### PROMPT
For the entries below, copy exactly the line that contains "Write the TikZ code for this diagram." through the line that contains "(0,0) rectangle (366,592);", both ends included, and exclude all pictures.

### RECORDS TO PROCESS
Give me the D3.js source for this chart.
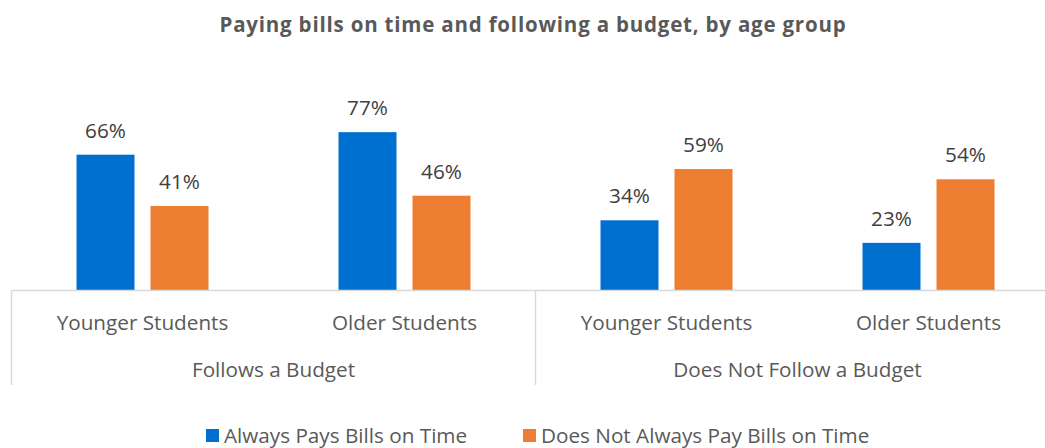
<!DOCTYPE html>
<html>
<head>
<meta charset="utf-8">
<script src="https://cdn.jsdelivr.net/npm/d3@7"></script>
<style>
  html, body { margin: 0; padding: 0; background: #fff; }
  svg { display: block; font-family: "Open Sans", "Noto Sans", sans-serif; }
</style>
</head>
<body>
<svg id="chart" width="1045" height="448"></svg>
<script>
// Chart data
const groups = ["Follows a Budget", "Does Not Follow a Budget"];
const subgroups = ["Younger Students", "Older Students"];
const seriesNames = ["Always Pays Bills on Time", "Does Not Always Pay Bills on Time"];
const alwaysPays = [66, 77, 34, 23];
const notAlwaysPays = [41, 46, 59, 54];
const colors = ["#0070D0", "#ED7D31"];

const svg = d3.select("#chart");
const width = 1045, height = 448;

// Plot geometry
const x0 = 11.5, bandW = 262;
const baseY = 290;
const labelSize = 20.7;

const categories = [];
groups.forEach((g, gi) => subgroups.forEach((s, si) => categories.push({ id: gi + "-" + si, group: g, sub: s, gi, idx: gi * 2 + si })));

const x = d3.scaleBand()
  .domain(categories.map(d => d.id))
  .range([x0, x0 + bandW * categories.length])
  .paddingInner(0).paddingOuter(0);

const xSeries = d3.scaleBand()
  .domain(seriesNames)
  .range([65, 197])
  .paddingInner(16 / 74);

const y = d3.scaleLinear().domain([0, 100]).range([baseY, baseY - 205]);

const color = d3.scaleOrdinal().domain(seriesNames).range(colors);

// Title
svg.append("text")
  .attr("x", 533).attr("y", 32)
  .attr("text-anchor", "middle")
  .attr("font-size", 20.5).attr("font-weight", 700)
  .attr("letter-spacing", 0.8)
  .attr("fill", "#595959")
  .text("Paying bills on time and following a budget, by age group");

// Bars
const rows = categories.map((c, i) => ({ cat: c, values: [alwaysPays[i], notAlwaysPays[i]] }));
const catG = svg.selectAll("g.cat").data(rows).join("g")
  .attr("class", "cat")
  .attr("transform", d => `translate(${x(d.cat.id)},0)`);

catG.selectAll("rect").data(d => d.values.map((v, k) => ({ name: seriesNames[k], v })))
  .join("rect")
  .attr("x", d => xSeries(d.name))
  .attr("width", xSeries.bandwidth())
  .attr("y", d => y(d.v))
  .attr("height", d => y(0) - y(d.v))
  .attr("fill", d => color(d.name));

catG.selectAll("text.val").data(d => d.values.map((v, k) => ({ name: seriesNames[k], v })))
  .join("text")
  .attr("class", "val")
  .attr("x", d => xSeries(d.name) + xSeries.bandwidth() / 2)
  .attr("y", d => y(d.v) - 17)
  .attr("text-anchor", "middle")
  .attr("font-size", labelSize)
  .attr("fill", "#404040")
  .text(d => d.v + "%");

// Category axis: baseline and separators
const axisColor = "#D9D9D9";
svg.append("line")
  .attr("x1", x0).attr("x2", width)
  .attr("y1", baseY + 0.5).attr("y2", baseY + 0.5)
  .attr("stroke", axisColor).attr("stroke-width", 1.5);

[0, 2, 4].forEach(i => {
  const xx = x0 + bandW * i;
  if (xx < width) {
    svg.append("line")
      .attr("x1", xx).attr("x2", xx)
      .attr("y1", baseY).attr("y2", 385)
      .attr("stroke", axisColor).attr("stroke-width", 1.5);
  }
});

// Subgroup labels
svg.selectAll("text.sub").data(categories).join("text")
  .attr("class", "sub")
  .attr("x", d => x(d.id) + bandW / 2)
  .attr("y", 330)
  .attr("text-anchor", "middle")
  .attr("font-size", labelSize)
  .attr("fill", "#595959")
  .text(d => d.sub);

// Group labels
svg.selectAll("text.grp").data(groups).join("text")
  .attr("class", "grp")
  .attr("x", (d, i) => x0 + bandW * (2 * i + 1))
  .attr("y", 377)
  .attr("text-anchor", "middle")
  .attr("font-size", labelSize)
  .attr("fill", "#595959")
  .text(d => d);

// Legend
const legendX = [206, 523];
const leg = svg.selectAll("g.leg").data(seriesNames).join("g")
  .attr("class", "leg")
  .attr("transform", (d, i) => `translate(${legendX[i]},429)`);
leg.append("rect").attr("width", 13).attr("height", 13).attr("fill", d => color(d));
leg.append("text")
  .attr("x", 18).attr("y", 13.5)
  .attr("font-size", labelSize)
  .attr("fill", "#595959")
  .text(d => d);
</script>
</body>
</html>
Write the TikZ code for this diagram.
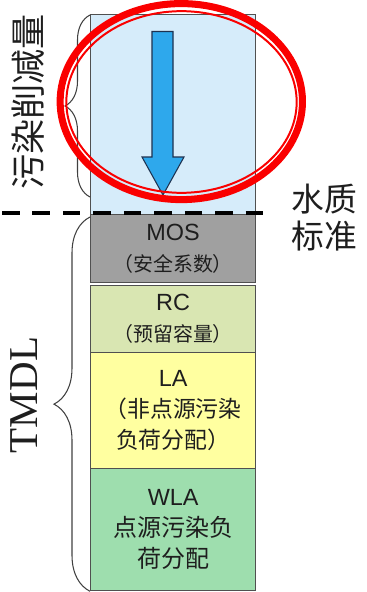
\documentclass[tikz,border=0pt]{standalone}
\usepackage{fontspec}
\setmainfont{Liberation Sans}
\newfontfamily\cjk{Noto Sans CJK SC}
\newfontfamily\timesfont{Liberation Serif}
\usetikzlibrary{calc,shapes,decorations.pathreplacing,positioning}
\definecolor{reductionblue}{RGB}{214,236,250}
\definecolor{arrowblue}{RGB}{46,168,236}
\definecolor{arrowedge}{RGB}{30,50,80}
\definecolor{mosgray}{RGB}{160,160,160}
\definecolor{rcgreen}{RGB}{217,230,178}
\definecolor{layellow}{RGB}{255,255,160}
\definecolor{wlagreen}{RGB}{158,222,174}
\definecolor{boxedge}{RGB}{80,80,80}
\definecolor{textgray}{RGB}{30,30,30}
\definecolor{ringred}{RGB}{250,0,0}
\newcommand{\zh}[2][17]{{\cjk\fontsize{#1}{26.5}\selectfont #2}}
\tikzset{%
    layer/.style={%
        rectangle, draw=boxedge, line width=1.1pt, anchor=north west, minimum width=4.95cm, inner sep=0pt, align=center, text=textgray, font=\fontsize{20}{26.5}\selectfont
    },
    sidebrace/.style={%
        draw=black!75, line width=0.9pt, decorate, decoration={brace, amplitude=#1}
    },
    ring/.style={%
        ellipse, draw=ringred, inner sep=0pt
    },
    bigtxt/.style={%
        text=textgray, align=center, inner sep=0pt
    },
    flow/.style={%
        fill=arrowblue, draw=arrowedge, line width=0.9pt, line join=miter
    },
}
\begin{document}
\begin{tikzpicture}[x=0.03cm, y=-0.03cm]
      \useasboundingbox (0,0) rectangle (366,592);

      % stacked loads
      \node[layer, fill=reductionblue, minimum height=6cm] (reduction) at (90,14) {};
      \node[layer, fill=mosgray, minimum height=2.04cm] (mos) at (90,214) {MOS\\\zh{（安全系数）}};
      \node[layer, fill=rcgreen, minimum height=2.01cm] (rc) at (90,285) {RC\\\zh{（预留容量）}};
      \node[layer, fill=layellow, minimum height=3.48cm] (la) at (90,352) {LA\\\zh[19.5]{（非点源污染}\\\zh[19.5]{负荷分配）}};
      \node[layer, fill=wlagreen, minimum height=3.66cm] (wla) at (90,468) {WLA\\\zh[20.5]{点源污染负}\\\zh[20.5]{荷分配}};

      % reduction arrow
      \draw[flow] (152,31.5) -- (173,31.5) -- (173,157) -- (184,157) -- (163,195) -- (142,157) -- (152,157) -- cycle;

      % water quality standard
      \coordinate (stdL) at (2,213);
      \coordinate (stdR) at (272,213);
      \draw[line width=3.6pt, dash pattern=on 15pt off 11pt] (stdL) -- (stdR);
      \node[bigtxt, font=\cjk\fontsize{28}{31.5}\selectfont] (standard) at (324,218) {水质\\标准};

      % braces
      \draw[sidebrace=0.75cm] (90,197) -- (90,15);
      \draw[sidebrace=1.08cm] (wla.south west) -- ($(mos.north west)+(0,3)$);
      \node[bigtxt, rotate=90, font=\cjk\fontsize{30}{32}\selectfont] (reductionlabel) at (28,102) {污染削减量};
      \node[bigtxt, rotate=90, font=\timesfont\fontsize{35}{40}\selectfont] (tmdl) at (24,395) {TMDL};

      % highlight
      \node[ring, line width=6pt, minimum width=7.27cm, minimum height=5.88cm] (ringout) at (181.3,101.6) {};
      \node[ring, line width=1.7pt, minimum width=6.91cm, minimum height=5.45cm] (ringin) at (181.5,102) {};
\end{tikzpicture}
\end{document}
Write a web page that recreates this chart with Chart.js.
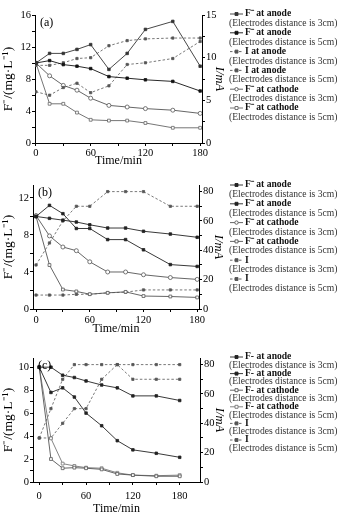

### FINISHED TASK
Write the TikZ code for this diagram.
\documentclass[tikz,border=0pt]{standalone}
\usepackage{fontspec}
\setmainfont{Liberation Sans}
\newfontfamily\cjk{Noto Sans CJK SC}
\newfontfamily\timesfont{Liberation Serif}
\usetikzlibrary{calc,shapes,decorations.pathreplacing,positioning}
\definecolor{reductionblue}{RGB}{214,236,250}
\definecolor{arrowblue}{RGB}{46,168,236}
\definecolor{arrowedge}{RGB}{30,50,80}
\definecolor{mosgray}{RGB}{160,160,160}
\definecolor{rcgreen}{RGB}{217,230,178}
\definecolor{layellow}{RGB}{255,255,160}
\definecolor{wlagreen}{RGB}{158,222,174}
\definecolor{boxedge}{RGB}{80,80,80}
\definecolor{textgray}{RGB}{30,30,30}
\definecolor{ringred}{RGB}{250,0,0}
\newcommand{\zh}[2][17]{{\cjk\fontsize{#1}{26.5}\selectfont #2}}
\tikzset{%
    layer/.style={%
        rectangle, draw=boxedge, line width=1.1pt, anchor=north west, minimum width=4.95cm, inner sep=0pt, align=center, text=textgray, font=\fontsize{20}{26.5}\selectfont
    },
    sidebrace/.style={%
        draw=black!75, line width=0.9pt, decorate, decoration={brace, amplitude=#1}
    },
    ring/.style={%
        ellipse, draw=ringred, inner sep=0pt
    },
    bigtxt/.style={%
        text=textgray, align=center, inner sep=0pt
    },
    flow/.style={%
        fill=arrowblue, draw=arrowedge, line width=0.9pt, line join=miter
    },
}
\begin{document}
\begin{tikzpicture}[x=0.03cm, y=-0.03cm]
      \useasboundingbox (0,0) rectangle (366,592);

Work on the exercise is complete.